- _TASK REQUIREMENTS_
Repeat the listing word for word. No pictures belong in the copy.

## begin GIVEN DATA

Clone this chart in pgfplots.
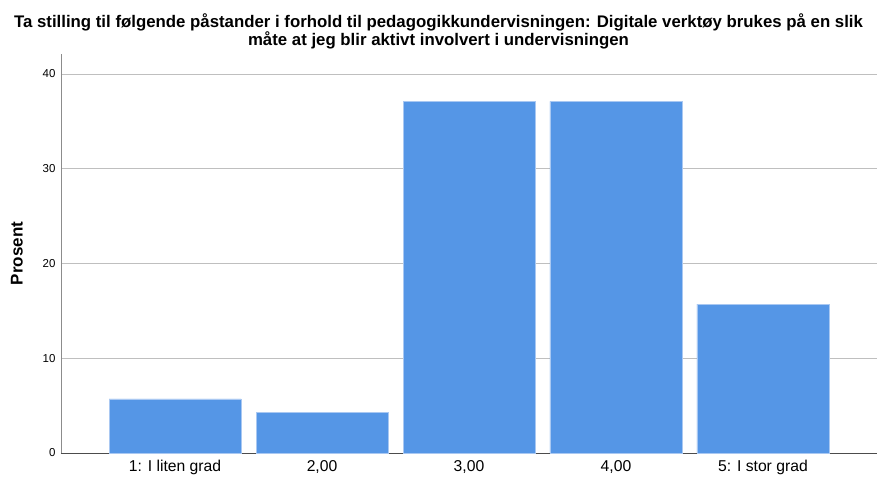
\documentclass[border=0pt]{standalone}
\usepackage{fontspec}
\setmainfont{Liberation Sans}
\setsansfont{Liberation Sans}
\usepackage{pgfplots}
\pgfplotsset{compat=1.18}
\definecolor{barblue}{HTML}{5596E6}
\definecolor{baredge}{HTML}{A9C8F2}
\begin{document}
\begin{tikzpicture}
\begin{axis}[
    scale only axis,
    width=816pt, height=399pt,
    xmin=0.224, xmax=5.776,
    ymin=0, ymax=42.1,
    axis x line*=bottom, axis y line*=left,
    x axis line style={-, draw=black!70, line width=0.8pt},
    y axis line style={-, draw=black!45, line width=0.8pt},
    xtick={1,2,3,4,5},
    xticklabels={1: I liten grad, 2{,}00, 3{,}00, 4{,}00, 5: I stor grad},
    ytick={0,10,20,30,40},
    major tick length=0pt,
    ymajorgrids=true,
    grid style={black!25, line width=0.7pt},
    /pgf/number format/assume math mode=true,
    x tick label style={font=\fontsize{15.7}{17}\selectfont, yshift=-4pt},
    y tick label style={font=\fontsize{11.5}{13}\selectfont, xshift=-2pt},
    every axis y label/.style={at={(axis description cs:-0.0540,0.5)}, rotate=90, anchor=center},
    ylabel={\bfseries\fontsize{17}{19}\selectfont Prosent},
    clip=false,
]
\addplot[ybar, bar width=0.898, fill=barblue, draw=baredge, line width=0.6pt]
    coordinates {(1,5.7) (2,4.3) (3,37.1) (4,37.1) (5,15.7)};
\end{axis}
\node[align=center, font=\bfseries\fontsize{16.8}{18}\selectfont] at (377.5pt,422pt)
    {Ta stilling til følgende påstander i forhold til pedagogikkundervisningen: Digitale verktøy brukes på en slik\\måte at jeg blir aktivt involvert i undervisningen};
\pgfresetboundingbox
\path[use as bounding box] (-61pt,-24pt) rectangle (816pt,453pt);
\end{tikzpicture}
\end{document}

## end GIVEN DATA

- _PROBLEM SOLUTION_
Clone this chart in pgfplots.
\documentclass[border=0pt]{standalone}
\usepackage{fontspec}
\setmainfont{Liberation Sans}
\setsansfont{Liberation Sans}
\usepackage{pgfplots}
\pgfplotsset{compat=1.18}
\definecolor{barblue}{HTML}{5596E6}
\definecolor{baredge}{HTML}{A9C8F2}
\begin{document}
\begin{tikzpicture}
\begin{axis}[
    scale only axis,
    width=816pt, height=399pt,
    xmin=0.224, xmax=5.776,
    ymin=0, ymax=42.1,
    axis x line*=bottom, axis y line*=left,
    x axis line style={-, draw=black!70, line width=0.8pt},
    y axis line style={-, draw=black!45, line width=0.8pt},
    xtick={1,2,3,4,5},
    xticklabels={1: I liten grad, 2{,}00, 3{,}00, 4{,}00, 5: I stor grad},
    ytick={0,10,20,30,40},
    major tick length=0pt,
    ymajorgrids=true,
    grid style={black!25, line width=0.7pt},
    /pgf/number format/assume math mode=true,
    x tick label style={font=\fontsize{15.7}{17}\selectfont, yshift=-4pt},
    y tick label style={font=\fontsize{11.5}{13}\selectfont, xshift=-2pt},
    every axis y label/.style={at={(axis description cs:-0.0540,0.5)}, rotate=90, anchor=center},
    ylabel={\bfseries\fontsize{17}{19}\selectfont Prosent},
    clip=false,
]
\addplot[ybar, bar width=0.898, fill=barblue, draw=baredge, line width=0.6pt]
    coordinates {(1,5.7) (2,4.3) (3,37.1) (4,37.1) (5,15.7)};
\end{axis}
\node[align=center, font=\bfseries\fontsize{16.8}{18}\selectfont] at (377.5pt,422pt)
    {Ta stilling til følgende påstander i forhold til pedagogikkundervisningen: Digitale verktøy brukes på en slik\\måte at jeg blir aktivt involvert i undervisningen};
\pgfresetboundingbox
\path[use as bounding box] (-61pt,-24pt) rectangle (816pt,453pt);
\end{tikzpicture}
\end{document}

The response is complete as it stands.